:: What you should do ::
Pick out every line of the entries below where "seaborn" occurs, and copy those lines.

═══ Data section

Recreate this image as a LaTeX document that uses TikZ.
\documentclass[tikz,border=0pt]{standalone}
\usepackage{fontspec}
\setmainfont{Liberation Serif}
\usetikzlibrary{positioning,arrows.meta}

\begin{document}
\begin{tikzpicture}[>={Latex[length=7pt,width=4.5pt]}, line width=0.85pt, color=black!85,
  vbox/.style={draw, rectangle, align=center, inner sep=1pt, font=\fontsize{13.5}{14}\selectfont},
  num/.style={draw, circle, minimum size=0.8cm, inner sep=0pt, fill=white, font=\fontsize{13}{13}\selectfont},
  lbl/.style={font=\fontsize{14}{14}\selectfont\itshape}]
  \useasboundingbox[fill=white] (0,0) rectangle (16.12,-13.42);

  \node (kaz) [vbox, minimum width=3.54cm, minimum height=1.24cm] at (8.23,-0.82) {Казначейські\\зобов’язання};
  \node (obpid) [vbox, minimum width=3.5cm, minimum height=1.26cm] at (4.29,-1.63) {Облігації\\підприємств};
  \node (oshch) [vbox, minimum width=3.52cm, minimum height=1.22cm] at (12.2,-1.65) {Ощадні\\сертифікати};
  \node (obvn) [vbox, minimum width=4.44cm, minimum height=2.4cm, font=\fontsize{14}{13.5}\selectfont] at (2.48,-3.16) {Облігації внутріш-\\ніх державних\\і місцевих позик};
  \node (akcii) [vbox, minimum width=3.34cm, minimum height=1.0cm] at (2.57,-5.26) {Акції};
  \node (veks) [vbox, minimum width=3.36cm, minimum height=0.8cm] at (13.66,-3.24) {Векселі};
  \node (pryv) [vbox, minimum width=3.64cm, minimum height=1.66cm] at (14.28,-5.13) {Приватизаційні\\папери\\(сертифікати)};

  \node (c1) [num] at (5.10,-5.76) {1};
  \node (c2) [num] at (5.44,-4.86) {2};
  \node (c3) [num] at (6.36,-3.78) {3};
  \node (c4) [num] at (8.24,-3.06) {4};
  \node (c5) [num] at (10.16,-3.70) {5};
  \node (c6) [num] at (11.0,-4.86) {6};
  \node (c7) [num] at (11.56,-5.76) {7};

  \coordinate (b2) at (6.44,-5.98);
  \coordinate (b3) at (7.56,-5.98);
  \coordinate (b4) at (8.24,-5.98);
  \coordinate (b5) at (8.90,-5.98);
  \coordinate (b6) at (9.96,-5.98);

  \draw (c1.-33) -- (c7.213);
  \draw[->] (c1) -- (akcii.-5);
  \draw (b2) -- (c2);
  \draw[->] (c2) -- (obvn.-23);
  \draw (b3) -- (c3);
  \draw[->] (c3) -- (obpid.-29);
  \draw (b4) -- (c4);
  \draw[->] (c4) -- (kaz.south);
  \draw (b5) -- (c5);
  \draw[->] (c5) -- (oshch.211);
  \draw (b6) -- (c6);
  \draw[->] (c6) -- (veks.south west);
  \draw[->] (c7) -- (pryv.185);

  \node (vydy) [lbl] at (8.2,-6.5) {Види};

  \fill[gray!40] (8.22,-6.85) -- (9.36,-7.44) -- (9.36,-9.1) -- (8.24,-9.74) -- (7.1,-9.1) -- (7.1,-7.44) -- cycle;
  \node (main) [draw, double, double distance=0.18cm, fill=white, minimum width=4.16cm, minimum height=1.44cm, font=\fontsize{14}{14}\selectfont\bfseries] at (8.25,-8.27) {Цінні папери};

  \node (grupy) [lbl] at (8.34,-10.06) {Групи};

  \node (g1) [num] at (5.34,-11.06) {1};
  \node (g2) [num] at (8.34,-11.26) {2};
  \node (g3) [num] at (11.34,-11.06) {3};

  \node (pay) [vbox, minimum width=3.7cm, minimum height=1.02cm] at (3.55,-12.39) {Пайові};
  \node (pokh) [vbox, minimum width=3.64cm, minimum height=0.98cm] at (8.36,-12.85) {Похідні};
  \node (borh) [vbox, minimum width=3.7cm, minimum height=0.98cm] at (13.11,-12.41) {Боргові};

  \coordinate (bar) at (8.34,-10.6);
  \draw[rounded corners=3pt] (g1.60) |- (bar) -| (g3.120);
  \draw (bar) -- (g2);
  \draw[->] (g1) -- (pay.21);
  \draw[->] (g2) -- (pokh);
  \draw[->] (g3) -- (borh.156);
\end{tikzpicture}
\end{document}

══════
═══ Data section

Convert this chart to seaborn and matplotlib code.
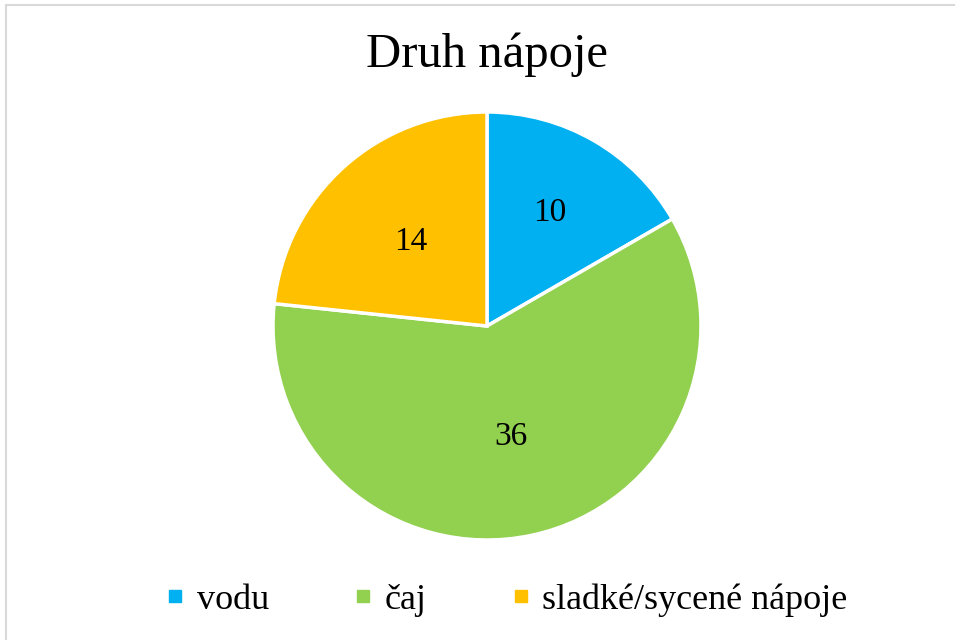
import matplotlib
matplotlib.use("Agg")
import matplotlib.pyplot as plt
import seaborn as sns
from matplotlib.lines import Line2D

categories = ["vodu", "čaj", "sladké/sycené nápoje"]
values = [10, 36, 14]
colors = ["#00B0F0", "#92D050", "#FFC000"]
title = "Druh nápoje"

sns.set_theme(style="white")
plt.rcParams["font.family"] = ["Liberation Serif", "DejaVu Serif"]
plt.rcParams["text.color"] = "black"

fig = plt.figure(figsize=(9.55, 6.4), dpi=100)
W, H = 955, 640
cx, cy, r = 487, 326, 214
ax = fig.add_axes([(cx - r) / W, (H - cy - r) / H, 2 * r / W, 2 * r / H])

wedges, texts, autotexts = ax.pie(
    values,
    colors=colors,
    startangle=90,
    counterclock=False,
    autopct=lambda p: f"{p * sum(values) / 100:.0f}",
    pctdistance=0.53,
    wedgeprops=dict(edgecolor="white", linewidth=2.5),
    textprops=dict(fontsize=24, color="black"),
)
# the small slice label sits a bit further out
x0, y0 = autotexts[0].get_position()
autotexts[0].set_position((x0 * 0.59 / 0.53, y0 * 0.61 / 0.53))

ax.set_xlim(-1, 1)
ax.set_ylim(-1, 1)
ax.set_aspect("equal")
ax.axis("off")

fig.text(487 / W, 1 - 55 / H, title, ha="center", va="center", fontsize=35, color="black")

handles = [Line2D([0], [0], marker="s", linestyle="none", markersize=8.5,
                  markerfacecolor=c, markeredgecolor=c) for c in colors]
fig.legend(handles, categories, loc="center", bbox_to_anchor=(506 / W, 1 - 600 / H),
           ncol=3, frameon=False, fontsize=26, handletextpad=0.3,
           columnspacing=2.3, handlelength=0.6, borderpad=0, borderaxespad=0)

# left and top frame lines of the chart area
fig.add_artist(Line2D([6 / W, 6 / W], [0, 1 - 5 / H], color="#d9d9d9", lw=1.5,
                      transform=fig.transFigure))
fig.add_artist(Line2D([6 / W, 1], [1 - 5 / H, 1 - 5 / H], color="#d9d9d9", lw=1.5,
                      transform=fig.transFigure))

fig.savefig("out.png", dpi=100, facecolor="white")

══════

:: Exercise result ::
Convert this chart to seaborn and matplotlib code.
import seaborn as sns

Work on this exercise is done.